In a stock exchange filing, the company said the CBP had confirmed, following a detailed investigation and on-site verification of its manufacturing facility in India, that Waaree did not export solar modules made using Chinese-origin solar cells to the United States.
The company also said the US agency acknowledged its full cooperation during the investigation, drew no adverse inference against it, and declined the petitioner's request to extend any evasion finding to all of Waaree's imports.
Importantly, the determination is not a final adjudication, it added.
Under applicable U.S. law, Waaree has the right to seek a de novo administrative review and thereafter, judicial review before the U.S. Court of International Trade. The company is currently evaluating all available legal remedies with its U.S. trade counsel.
De novo is a Latin phrase that translates to "anew," "afresh," or "from the beginning".
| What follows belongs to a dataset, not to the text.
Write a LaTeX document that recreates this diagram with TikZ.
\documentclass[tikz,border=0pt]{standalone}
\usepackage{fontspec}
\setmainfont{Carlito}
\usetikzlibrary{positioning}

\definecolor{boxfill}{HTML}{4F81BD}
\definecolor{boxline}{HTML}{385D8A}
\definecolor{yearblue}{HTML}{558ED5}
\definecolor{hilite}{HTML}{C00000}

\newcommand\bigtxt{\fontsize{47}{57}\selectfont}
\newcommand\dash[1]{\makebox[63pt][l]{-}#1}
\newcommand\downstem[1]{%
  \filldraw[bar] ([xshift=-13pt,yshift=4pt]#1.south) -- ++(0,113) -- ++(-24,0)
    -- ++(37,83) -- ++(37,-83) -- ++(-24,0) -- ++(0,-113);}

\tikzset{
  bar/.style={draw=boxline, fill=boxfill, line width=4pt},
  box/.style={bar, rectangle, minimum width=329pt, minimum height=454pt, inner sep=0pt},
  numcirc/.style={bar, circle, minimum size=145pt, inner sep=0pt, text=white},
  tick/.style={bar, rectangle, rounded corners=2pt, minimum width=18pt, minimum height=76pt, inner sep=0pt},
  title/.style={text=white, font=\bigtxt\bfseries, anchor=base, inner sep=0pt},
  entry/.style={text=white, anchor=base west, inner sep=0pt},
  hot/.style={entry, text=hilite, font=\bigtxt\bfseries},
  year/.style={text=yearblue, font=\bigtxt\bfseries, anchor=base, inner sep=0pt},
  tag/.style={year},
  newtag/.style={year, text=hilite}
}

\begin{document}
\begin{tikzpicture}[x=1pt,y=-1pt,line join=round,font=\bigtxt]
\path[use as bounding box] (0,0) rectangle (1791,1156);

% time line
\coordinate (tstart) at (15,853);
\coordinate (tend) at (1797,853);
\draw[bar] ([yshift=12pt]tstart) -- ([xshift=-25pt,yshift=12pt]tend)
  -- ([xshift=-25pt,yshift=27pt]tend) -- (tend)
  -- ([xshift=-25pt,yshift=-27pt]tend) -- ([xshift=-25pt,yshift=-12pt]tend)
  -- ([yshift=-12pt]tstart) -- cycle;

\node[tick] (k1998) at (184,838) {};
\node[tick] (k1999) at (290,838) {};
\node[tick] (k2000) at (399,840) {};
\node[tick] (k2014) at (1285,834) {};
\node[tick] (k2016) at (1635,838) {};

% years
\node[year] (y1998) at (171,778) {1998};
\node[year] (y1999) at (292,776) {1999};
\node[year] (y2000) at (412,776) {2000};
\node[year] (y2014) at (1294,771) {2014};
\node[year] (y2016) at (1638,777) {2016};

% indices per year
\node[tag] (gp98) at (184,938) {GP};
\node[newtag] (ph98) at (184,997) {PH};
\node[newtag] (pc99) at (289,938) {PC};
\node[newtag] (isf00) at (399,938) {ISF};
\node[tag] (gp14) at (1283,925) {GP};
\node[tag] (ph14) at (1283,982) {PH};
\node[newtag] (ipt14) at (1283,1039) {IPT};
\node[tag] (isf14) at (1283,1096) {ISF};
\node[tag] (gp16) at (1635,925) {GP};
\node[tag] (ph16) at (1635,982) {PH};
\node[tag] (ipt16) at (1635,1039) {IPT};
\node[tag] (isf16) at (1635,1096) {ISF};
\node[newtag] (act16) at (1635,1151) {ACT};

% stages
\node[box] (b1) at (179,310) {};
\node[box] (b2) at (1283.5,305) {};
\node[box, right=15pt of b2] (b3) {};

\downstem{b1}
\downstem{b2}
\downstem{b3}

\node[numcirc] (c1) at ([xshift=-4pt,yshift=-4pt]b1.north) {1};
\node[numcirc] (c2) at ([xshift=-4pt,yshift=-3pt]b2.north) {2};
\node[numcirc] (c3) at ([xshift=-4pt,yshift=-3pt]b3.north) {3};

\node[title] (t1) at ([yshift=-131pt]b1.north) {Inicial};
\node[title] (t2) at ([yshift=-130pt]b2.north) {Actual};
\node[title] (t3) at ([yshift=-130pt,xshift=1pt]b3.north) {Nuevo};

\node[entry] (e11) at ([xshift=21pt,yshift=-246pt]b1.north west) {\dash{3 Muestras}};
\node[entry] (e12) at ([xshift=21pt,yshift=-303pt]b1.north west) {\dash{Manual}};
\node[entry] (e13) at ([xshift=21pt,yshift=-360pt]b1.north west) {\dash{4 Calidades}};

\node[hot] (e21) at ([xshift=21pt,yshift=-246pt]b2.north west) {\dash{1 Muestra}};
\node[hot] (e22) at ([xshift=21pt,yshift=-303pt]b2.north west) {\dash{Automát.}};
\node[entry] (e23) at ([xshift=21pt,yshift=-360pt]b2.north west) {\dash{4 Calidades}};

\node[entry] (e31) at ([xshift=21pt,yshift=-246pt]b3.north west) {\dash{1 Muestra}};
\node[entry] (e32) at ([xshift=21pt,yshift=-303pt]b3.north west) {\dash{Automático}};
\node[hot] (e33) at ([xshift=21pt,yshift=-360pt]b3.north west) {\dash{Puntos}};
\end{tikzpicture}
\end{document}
"Waaree remains committed to the highest standards of regulatory compliance, transparency, and governance. The company's U.S. business continues to operate normally, and there is no impact on ongoing manufacturing, customer deliveries, or commercial operations," the press release said.
Waaree added that it would continue to cooperate with the relevant authorities and will provide appropriate updates as and when required in accordance with applicable laws and regulatory requirements.
The US has imposed steep anti-dumping and countervailing duties (AD/CVD) on solar cells and modules imported from certain countries, including China, Vietnam, and Malaysia, to prevent companies from bypassing trade rules.
In 2025, a coalition of US solar manufacturers alleged that Waaree had evaded these duties by importing solar cells from Southeast Asian countries and making incorrect declarations about the country of origin of some solar modules shipped to the U.S. That prompted the US Customs and Border Protection (CBP) to launch an investigation under the Enforce and Protect Act (EAPA).
Investors are reacting not just to Waaree's clarification but to the broader implications of the CBP determination.
The US is one of Waaree's most important export markets, so any regulatory scrutiny, potential tariffs, or prolonged legal proceedings could weigh on exports, margins, and investor sentiment—even though the company maintains that its current US operations continue normally and that it has been cleared of the allegation involving Chinese-origin solar cells.
Data show that the stock has slipped over 5.5% in the past five sessions, 7.5% in the past month, over 2.5% in the past six months, and nearly 2% so far in 2026 (year-to-date).